**Stored rows:**

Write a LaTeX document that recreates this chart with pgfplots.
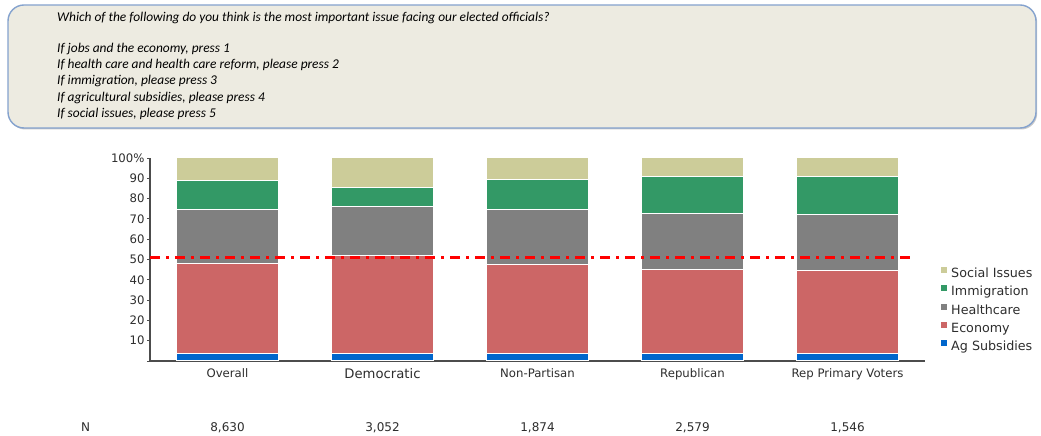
\documentclass[border=0pt]{standalone}
\usepackage{fontspec}
\setmainfont{Carlito}
\newfontfamily\vfont{DejaVu Sans}
\usepackage{pgfplots}
\usepackage{pgfplotstable}
\pgfplotsset{compat=1.18}
\usetikzlibrary{shadows}

\definecolor{socialc}{RGB}{204,204,153}
\definecolor{immc}{RGB}{51,153,102}
\definecolor{healthc}{RGB}{128,128,128}
\definecolor{econc}{RGB}{204,102,102}
\definecolor{agc}{RGB}{0,102,204}
\definecolor{boxfill}{RGB}{237,235,225}
\definecolor{boxline}{RGB}{132,162,206}
\definecolor{labelc}{RGB}{45,45,45}

% share of respondents (%) per group
\pgfplotstableread{
grp ag   econ health imm  social
0   3.7  44.2 26.6   14.5 11.0
1   3.9  48.2 24.2   9.4  14.3
2   3.9  43.5 27.1   15.1 10.4
3   3.5  41.6 27.8   18.2 8.9
4   3.9  40.5 28.0   18.7 8.9
}\issues

\begin{document}
\begin{tikzpicture}[x=1pt,y=1pt]
\useasboundingbox (0,0) rectangle (1041,436);

% question panel
\draw[boxline, line width=1.4pt, fill=boxfill, rounded corners=16pt,
      drop shadow={shadow xshift=1.2pt, shadow yshift=-1.5pt, opacity=0.35, fill=black!60}]
  (8,431) rectangle (1036,308);
\begin{scope}[every node/.style={anchor=base west, inner sep=0pt, font=\itshape\fontsize{13.4}{15}\selectfont}]
\node at (57,414.5) {Which of the following do you think is the most important issue facing our elected officials?};
\node at (57,383.7) {If jobs and the economy, press 1};
\node at (57,367.4) {If health care and health care reform, please press 2};
\node at (57,351.1) {If immigration, please press 3};
\node at (57,334.8) {If agricultural subsidies, please press 4};
\node at (57,318.5) {If social issues, please press 5};
\end{scope}

\begin{axis}[
  at={(150pt,75pt)}, anchor=south west,
  scale only axis, width=775pt, height=203pt,
  xmin=-0.5, xmax=4.5, ymin=0, ymax=100,
  ybar stacked, bar width=0.657,
  axis x line*=bottom, axis y line*=left,
  axis line style={-, black!70, line width=1.1pt},
  xtick={0,1,2,3,4},
  xticklabels={Overall, {\fontsize{13.2}{15}\selectfont Democratic}, Non-Partisan, Republican, Rep Primary Voters},
  x tick style={draw=none},
  ytick={0,10,20,30,40,50,60,70,80,90,100},
  yticklabels={,10,20,30,40,50,60,70,80,90,100\%},
  tick align=outside, major tick length=3pt,
  y tick style={black!70, line width=0.8pt},
  /pgf/number format/assume math mode=true,
  tick label style={font=\vfont\fontsize{11.7}{13}\selectfont, text=labelc},
  xticklabel style={yshift=-1pt},
  yticklabel style={xshift=1pt},
  legend cell align=left, reverse legend,
  legend style={at={(1.0194,0.47)}, anchor=north west, draw=none, fill=none,
    inner sep=0pt, column sep=3pt, row sep=4.9pt,
    font=\vfont\fontsize{12.7}{14}\selectfont, text=labelc,
    nodes={inner sep=0pt, text height=9pt, text depth=2pt}},
  legend image code/.code={\fill[#1] (0pt,0.5pt) rectangle (7pt,7.5pt);},
  every axis plot/.append style={draw=white, line width=1pt},
]
\addplot[fill=agc]     table[x=grp, y=ag]     {\issues};
\addplot[fill=econc]   table[x=grp, y=econ]   {\issues};
\addplot[fill=healthc] table[x=grp, y=health] {\issues};
\addplot[fill=immc]    table[x=grp, y=imm]    {\issues};
\addplot[fill=socialc] table[x=grp, y=social] {\issues};
\legend{Ag Subsidies, Economy, Healthcare, Immigration, Social Issues}
\end{axis}

% 51% reference line
\begin{axis}[
  at={(150pt,75pt)}, anchor=south west,
  scale only axis, width=775pt, height=203pt,
  xmin=-0.5, xmax=4.5, ymin=0, ymax=100,
  hide axis, clip=false,
]
\addplot[red, line width=2.8pt, no marks,
  dash pattern=on 10pt off 6pt on 3pt off 6pt]
  coordinates {(-0.5,51) (4.41,51)};
\end{axis}

% sample sizes
\begin{scope}[every node/.style={anchor=base, inner sep=0pt, font=\vfont\fontsize{12}{14}\selectfont, text=labelc}]
\node at (85.5,4.5) {N};
\node at (227.5,4.5) {8,630};
\node at (382.5,4.5) {3,052};
\node at (537.5,4.5) {1,874};
\node at (692.5,4.5) {2,579};
\node at (847.5,4.5) {1,546};
\end{scope}
\end{tikzpicture}
\end{document}
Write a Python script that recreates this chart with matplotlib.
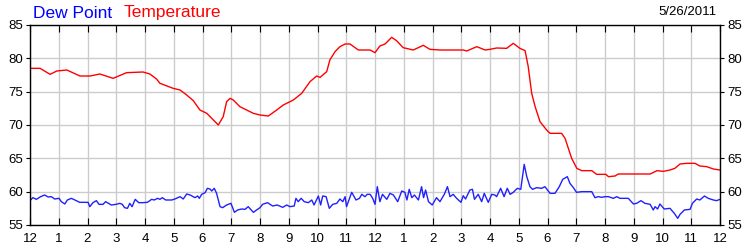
import matplotlib
matplotlib.use("Agg")
import matplotlib.pyplot as plt

# hours since midnight, readings in degrees F
temp_hours = [0, 0.35, 0.7, 0.93, 1.28, 1.74, 2.09, 2.43, 2.89, 3.36, 3.93, 4.17, 4.4, 4.52,
              4.98, 5.22, 5.45, 5.68, 5.91, 6.15, 6.55, 6.72, 6.84, 6.96, 7.07, 7.3, 7.77, 8.0,
              8.29, 8.58, 8.81, 9.16, 9.45, 9.74, 9.97, 10.09, 10.32, 10.43, 10.61, 10.78, 10.96,
              11.13, 11.42, 11.59, 11.83, 12.0, 12.17, 12.35, 12.58, 12.75, 12.98, 13.33, 13.68,
              13.91, 14.26, 15.07, 15.19, 15.54, 15.83, 16.0, 16.23, 16.58, 16.81, 17.04, 17.22,
              17.33, 17.39, 17.45, 17.57, 17.74, 17.97, 18.09, 18.49, 18.61, 18.84, 19.02, 19.19,
              19.54, 19.71, 20.03, 20.12, 20.35, 20.46, 21.57, 21.81, 22.03, 22.26, 22.43, 22.61,
              22.84, 23.13, 23.3, 23.54, 23.77, 24.0]
temp_vals = [78.5, 78.5, 77.6, 78.1, 78.25, 77.35, 77.35, 77.65, 77.0, 77.85, 77.95, 77.65, 76.9, 76.25,
             75.5, 75.25, 74.5, 73.65, 72.25, 71.75, 70.0, 71.25, 73.5, 74.0, 73.75, 72.75, 71.75, 71.5,
             71.35, 72.25, 73.0, 73.75, 74.75, 76.5, 77.35, 77.15, 78.0, 79.75, 81.0, 81.75, 82.15,
             82.15, 81.25, 81.25, 81.25, 80.85, 81.85, 82.15, 83.15, 82.65, 81.6, 81.25, 81.95,
             81.35, 81.25, 81.25, 81.1, 81.75, 81.25, 81.35, 81.55, 81.5, 82.25, 81.5, 81.15,
             78.75, 76.75, 74.75, 72.75, 70.5, 69.25, 68.75, 68.75, 68.0, 65.0, 63.5, 63.15,
             63.15, 62.6, 62.6, 62.25, 62.35, 62.65, 62.65, 63.15, 63.05, 63.25, 63.5, 64.15,
             64.25, 64.25, 63.85, 63.75, 63.4, 63.25]

dew_hours = [0.02, 0.10, 0.22, 0.37, 0.51, 0.63, 0.74, 0.86, 1.01, 1.09, 1.21, 1.30, 1.44, 1.61, 1.73,
             2.02, 2.08, 2.19, 2.31, 2.40, 2.54, 2.63, 2.83, 3.00, 3.12, 3.21, 3.29, 3.39, 3.47, 3.55,
             3.66, 3.78, 3.93, 4.08, 4.12, 4.23, 4.32, 4.44, 4.52, 4.60, 4.72, 4.93, 5.04, 5.22,
             5.33, 5.45, 5.57, 5.74, 5.83, 5.89, 5.97, 6.09, 6.17, 6.26, 6.32, 6.41, 6.49, 6.61,
             6.70, 6.84, 6.99, 7.11, 7.22, 7.36, 7.48, 7.59, 7.77, 7.88, 8.0, 8.09, 8.26, 8.44,
             8.60, 8.79, 8.93, 9.04, 9.19, 9.25, 9.33, 9.43, 9.54, 9.68, 9.80, 9.88, 10.03, 10.11,
             10.18, 10.30, 10.41, 10.53, 10.67, 10.78, 10.88, 10.96, 11.01, 11.19, 11.34, 11.46,
             11.54, 11.65, 11.73, 11.83, 11.92, 12.0, 12.08, 12.17, 12.26, 12.41, 12.52, 12.64,
             12.79, 12.93, 13.04, 13.11, 13.19, 13.28, 13.37, 13.51, 13.62, 13.69, 13.76, 13.86,
             13.99, 14.14, 14.26, 14.41, 14.52, 14.61, 14.72, 14.84, 14.99, 15.07, 15.15, 15.30,
             15.39, 15.46, 15.59, 15.71, 15.80, 15.94, 16.06, 16.17, 16.23, 16.37, 16.49, 16.60,
             16.70, 16.81, 16.95, 17.07, 17.19, 17.28, 17.39, 17.48, 17.62, 17.80, 17.91, 18.09,
             18.26, 18.41, 18.53, 18.69, 18.78, 18.90, 19.01, 19.19, 19.54, 19.65, 19.77, 19.88,
             20.0, 20.12, 20.29, 20.41, 20.52, 20.81, 20.99, 21.10, 21.25, 21.39, 21.57, 21.68,
             21.74, 21.83, 21.91, 22.06, 22.26, 22.41, 22.53, 22.61, 22.76, 22.96, 23.04, 23.19,
             23.30, 23.46, 23.59, 23.77, 23.88, 24.0]
dew_vals = [58.75, 59.1, 58.85, 59.25, 59.5, 59.2, 59.25, 58.9, 59.0, 58.5, 58.15, 58.75, 59.0, 58.65, 58.4,
            58.4, 57.75, 58.35, 58.65, 58.1, 58.1, 58.5, 58.0, 58.1, 58.25, 58.1, 57.6, 57.5, 58.25, 57.75,
            58.85, 58.35, 58.35, 58.4, 58.5, 58.85, 58.75, 59.0, 58.85, 59.1, 58.75, 58.75, 58.9, 59.25,
            58.9, 59.65, 59.5, 59.1, 59.35, 59.0, 59.6, 59.85, 60.5, 60.4, 60.1, 60.5, 59.75, 57.75,
            57.6, 58.0, 58.25, 56.9, 57.25, 57.4, 57.35, 57.75, 56.9, 57.25, 57.6, 58.1, 58.35, 57.85,
            58.0, 57.65, 58.0, 57.75, 57.85, 59.0, 58.5, 59.0, 58.5, 58.35, 58.75, 58.0, 59.35, 58.0,
            59.35, 59.25, 57.5, 58.1, 58.25, 58.9, 58.5, 59.25, 57.75, 59.9, 58.75, 59.0,
            59.6, 59.25, 59.6, 59.6, 59.0, 58.1, 60.75, 58.5, 59.6, 58.85, 59.75, 59.5,
            58.5, 60.1, 59.9, 58.75, 60.35, 59.1, 59.5, 58.75, 60.75, 59.1, 60.25, 58.5,
            58.0, 59.1, 58.5, 59.6, 60.75, 59.25, 59.6, 59.0, 58.4, 59.4, 58.9, 60.25,
            60.35, 58.85, 59.6, 58.5, 59.75, 58.4, 59.6, 59.5, 59.25, 60.5, 59.25, 60.5,
            59.6, 59.9, 60.5, 60.35, 64.1, 62.25, 60.75, 60.35, 60.6, 60.5, 60.75, 59.75,
            59.75, 60.75, 61.85, 62.25, 61.25, 60.6, 59.9, 60.0, 60.0, 59.1, 59.25, 59.15,
            59.25, 59.25, 59.0, 59.25, 59.0, 59.0, 58.15, 58.25, 58.65, 58.25, 58.1, 57.25,
            57.75, 57.4, 58.15, 57.4, 57.5, 56.75, 56.0, 56.6, 57.25, 57.35, 58.25, 58.9,
            58.75, 59.35, 59.0, 58.75, 58.65, 58.85]

hour_labels = ["12"] + [str(i) for i in range(1, 12)] + ["12"] + [str(i) for i in range(1, 12)] + ["12"]
y_ticks = [55, 60, 65, 70, 75, 80, 85]

plt.rcParams["font.family"] = ["Liberation Sans", "DejaVu Sans"]

fig = plt.figure(figsize=(7.5, 2.5), dpi=100)
ax = fig.add_axes([30 / 750, 25 / 250, 690 / 750, 200 / 250])

ax.plot(temp_hours, temp_vals, color="#ff0000", lw=1)
ax.plot(dew_hours, dew_vals, color="#2020ff", lw=1)

ax.set_xlim(0, 24)
ax.set_ylim(55, 85)
ax.set_xticks(range(25))
ax.set_xticklabels(hour_labels)
ax.set_yticks(y_ticks)
ax.grid(True, color="#cccccc", lw=1)
ax.set_axisbelow(True)

for s in ax.spines.values():
    s.set_color("black")
    s.set_linewidth(1)

ax.tick_params(axis="x", direction="in", length=5, top=True, bottom=True, labelsize=9.5, pad=6)
ax.tick_params(axis="y", direction="out", length=3, left=True, right=True,
               labelleft=True, labelright=True, labelsize=9.5, pad=2)

fig.text(33 / 750, 1 - 13 / 250, "Dew Point", color="blue", fontsize=12.5, va="center")
fig.text(124 / 750, 1 - 13 / 250, "Temperature", color="red", fontsize=12.5, va="center")
fig.text(717 / 750, 1 - 12 / 250, "5/26/2011", color="black", fontsize=9.5, va="center", ha="right")

fig.savefig("out.png", dpi=100)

**Exercise brief:** Some lines of the data above may hold the word "that"; report how many do, and nothing else.

**Correct output:** 2